Other highlights are “red w/ mila moon” and “dead of night,” the genres vacillating faintly in the service of greater effect. It’s a consistently built sequence with plenty of subtly shifting melodies and structures, intricate enough for some salience without any alienation. That all makes for some direct/conversational storytelling, thoughtfully crafted in a very unguarded and approachable document. The price is pay what you will.

TRACK | Class – Steady Hands

5/5 golden merles

Garage rock from Tucson, “Steady Hands” is the best produced grumbling and thrashing you’ll likely hear this fortnight. It’s superbly well conceived and executed, built from a palette of primeval sorts. It is a good example of some nice punk/pop accentuated in scalding oil, fermented in the sun.

All the dreams you held so near / have gone to shit / falling from the lowest point / you’ll soon find out / is high enough to be destroyed

If this is something you find unrelatable: congrats, I guess. But for those of us that don’t live in a cotton candy house, that’s some proper commiseration. With a bit of field to fortify, there is much to admire, the melody and hook done justice by key performances and attentive detailing.

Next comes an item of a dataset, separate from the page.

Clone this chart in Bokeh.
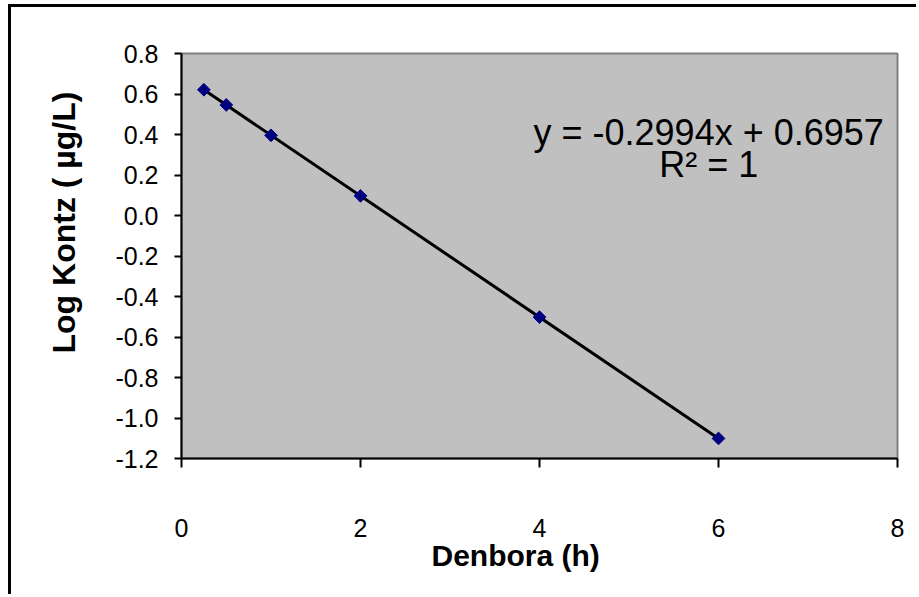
import numpy as np
from bokeh.plotting import figure
from bokeh.models import Range1d, FixedTicker, NumeralTickFormatter, Label, Title
from bokeh.embed import file_html
from bokeh.resources import INLINE

# ---- data ----
hours = [0.25, 0.5, 1, 2, 4, 6]
log_conc = [0.621, 0.546, 0.396, 0.097, -0.502, -1.101]
x_ticks = [0, 2, 4, 6, 8]
y_ticks = [-1.2, -1.0, -0.8, -0.6, -0.4, -0.2, 0.0, 0.2, 0.4, 0.6, 0.8]
x_title = "Denbora (h)"
y_title = "Log Kontz ( µg/L)"
eq_text = "y = -0.2994x + 0.6957"
r2_text = "R² = 1"

# linear trendline fitted from the data
slope, intercept = np.polyfit(hours, log_conc, 1)
trend_x = [min(hours), max(hours)]
trend_y = [slope * v + intercept for v in trend_x]

FONT = "Liberation Sans"

p = figure(width=908, height=590, output_backend="svg", toolbar_location=None,
           x_range=Range1d(0, 8), y_range=Range1d(-1.2, 0.8),
           min_border_left=170, min_border_right=22, min_border_top=46, min_border_bottom=139)
p.styles = {"margin-left": "8px", "margin-top": "4px",
            "border-left": "3px solid black", "border-top": "3px solid black"}

p.background_fill_color = "#C0C0C0"
p.border_fill_color = "white"
p.outline_line_color = "#808080"
p.outline_line_width = 2
p.xgrid.visible = False
p.ygrid.visible = False

for ax in (p.xaxis[0], p.yaxis[0]):
    ax.axis_line_color = "black"
    ax.axis_line_width = 2
    ax.major_tick_line_color = "black"
    ax.major_tick_line_width = 2
    ax.major_tick_in = 0
    ax.minor_tick_line_color = None
    ax.major_label_text_font = FONT
    ax.major_label_text_font_size = "25px"
    ax.major_label_text_color = "black"

p.xaxis.ticker = FixedTicker(ticks=x_ticks)
p.yaxis.ticker = FixedTicker(ticks=y_ticks)
p.xaxis.formatter = NumeralTickFormatter(format="0")
p.yaxis.formatter = NumeralTickFormatter(format="0.0")
p.xaxis.major_tick_out = 9
p.yaxis.major_tick_out = 7
p.xaxis.major_label_standoff = 51
p.yaxis.major_label_standoff = 16

# axis titles (placed slightly off-centre, as in the original)
p.add_layout(Title(text=x_title, align="left", offset=250, standoff=-6,
                   text_font=FONT, text_font_style="bold", text_font_size="30px",
                   text_color="black"), "below")
p.add_layout(Title(text=y_title, align="left", offset=105, standoff=62,
                   text_font=FONT, text_font_style="bold", text_font_size="32px",
                   text_color="black"), "left")

p.line(trend_x, trend_y, line_color="black", line_width=3)
p.scatter(hours, log_conc, marker="square", size=9, angle=np.pi / 4,
          fill_color="#000080", line_color="#000080")

p.add_layout(Label(x=5.89, y=0.41, text=eq_text, text_align="center", text_baseline="middle",
                   text_font=FONT, text_font_size="36px", text_color="black"))
p.add_layout(Label(x=5.89, y=0.25, text=r2_text, text_align="center", text_baseline="middle",
                   text_font=FONT, text_font_size="36px", text_color="black"))

open("out.html", "w").write(file_html(p, INLINE))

It’s a carefully built hex for which you don’t have to wait long for the curse to kick in.

Name your price on the bandcamp, or an $8 buck cassette can be acquired from Feel It Records, fine folk affiliated with The Cowboys, Sweeping Promises and Alien Nosejob.

TRACK | THE CLUE – Starting

5/5 golden merles

More lo-fi punk marinated in the Deluxe Bias morgue, a very fine and irrevocable 21st amendment to their rising catalog. It does not overstay its welcome with 5 tracks running to a little over 7 minutes in length, hitting the ideal demo structure, and ending with a nice homage to Tiny Tim to wrap things up.

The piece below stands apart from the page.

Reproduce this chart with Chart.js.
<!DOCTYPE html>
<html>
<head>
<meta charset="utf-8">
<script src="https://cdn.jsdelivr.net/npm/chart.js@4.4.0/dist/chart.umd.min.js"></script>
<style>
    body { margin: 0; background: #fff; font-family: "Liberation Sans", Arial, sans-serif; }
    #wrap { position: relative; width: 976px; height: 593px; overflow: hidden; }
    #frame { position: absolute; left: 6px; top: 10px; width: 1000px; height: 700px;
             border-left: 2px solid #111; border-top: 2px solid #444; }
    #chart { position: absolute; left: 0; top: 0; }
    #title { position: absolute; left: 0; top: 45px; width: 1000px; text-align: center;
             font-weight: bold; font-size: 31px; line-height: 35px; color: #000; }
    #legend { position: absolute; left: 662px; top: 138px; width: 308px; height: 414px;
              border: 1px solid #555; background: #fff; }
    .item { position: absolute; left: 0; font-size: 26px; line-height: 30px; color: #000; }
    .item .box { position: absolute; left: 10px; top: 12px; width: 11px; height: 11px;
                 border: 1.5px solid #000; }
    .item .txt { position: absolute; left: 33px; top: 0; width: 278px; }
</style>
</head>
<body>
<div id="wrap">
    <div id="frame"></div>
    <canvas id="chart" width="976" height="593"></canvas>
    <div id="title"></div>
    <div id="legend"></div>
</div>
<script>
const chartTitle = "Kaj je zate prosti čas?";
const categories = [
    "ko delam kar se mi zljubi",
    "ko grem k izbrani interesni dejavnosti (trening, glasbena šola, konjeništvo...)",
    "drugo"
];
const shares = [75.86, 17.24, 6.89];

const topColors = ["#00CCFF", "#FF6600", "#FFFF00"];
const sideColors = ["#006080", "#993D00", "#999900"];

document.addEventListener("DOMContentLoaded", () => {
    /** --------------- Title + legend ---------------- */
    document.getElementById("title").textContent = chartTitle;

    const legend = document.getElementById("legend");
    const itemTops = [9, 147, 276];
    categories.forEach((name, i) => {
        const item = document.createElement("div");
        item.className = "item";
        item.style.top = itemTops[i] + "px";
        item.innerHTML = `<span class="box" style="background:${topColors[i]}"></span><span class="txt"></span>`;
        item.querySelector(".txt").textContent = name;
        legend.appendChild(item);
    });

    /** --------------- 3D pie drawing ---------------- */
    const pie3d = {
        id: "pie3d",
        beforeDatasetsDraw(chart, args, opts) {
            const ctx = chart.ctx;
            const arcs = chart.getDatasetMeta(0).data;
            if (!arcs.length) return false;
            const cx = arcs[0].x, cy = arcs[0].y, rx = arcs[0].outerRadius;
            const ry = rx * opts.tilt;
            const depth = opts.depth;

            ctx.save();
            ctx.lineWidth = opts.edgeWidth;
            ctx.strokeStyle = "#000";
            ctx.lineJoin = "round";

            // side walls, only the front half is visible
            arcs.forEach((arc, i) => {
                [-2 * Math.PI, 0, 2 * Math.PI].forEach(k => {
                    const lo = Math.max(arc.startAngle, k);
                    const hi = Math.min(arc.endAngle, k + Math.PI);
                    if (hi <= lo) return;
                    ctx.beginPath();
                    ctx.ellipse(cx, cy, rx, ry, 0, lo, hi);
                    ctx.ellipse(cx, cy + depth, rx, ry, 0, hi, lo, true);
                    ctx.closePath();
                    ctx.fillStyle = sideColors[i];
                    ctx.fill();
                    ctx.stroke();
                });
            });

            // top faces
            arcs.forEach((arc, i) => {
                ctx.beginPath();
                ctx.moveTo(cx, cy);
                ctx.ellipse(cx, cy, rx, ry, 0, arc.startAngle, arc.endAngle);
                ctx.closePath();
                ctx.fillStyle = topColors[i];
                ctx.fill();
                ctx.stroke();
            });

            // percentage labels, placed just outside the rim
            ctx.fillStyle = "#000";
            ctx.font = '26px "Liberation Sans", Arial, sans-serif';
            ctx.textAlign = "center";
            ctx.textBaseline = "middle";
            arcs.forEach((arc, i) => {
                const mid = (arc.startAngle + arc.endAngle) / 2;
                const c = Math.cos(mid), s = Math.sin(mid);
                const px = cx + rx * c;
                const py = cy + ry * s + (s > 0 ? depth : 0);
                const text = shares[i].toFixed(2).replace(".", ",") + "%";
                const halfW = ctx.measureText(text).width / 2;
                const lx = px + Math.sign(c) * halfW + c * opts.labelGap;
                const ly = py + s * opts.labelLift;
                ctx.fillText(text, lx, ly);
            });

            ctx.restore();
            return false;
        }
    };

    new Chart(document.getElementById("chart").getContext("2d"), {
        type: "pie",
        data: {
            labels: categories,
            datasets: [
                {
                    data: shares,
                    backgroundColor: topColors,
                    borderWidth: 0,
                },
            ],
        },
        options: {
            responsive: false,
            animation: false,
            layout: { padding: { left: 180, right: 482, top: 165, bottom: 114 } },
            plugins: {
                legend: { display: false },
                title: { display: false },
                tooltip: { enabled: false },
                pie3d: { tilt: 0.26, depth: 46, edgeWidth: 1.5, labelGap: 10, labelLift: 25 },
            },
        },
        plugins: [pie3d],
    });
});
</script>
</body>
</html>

Frantic and favoring the form, it hurtles about in the orbit of the egg punk. Never reaching, it’s all fully realized in tone, consistent in its clamor throughout. A goodly sort, well beyond the proof of concept.

Head to TegosluchamPL for the track list divided, otherwise you’re in for the long haul, which is to say 5 short hauls combining for a medium haul. The tapes have sold out, promptly & irrevocably, unless later reprinted. Otherwise you can have it for naming any number smaller than the one in your bank account.

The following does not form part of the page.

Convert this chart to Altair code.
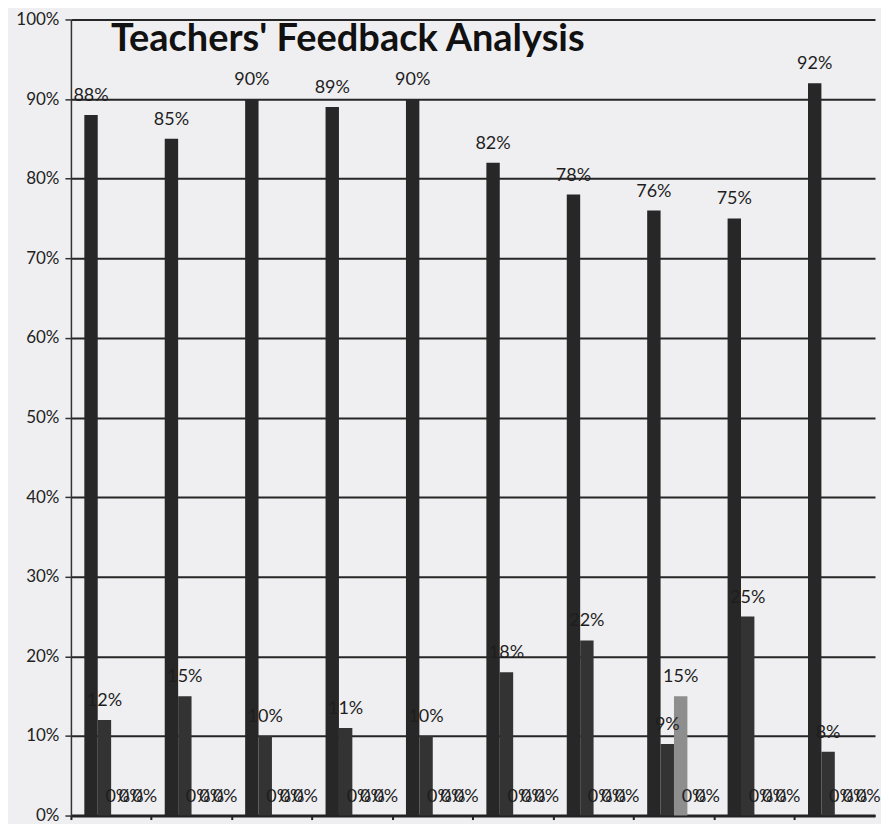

TRACK | Guitar – Double Down

5/5 golden merles

“Double Down” is freshly forged Portland-based lo-fi garage and post-punk. A slightly disoriented rendition of what you’ve come to expect: the atoms scrambled up, the collider coughing up something new. The work is recoiling from structure and form a bit and thereby moving closer toward tone and feeling. It feels singular despite the common pallet. It unravels for a couple minutes before snapping back into a likeness for what you might favor.

The album didn’t immediately burrow into my skull on the first pass when I saw it come up at the esteemed and endlessly reliable tegosluchamPL. But a second pass as the closing track on onetwoxu.de‘s recent Verspannungskassette #40 finally got it through the thickness and had me excitedly searching “guitar” in google like a jackass for a bit.

What should rock music sound like in a geriatric oligarchy? It’s a tool, as always, but one of escape or commiseration? In Guitar’s self-titled you can have a bit of both. From where I sit —fleeing one price gouging to another, within a gauntlet of diseases, no prospects or future— it feels like a good approximation: the sound of disillusionment compounding. There are plenty of bits where the melody and traditional structure is subverted, detuned and driven off the cliff or into a pit. And ringing truer because of it. And with plenty of cohabitant reference points for footing. And the work is overall stronger for it, ending with this, the most approachable track, “double down.” In a class of them it would be voted most likely to succeed, but, in god’s name, at what? It is the most at ease with expectations and a great tune, bigger within the context of a really good set.

The cassette is out on Spared Flesh Records.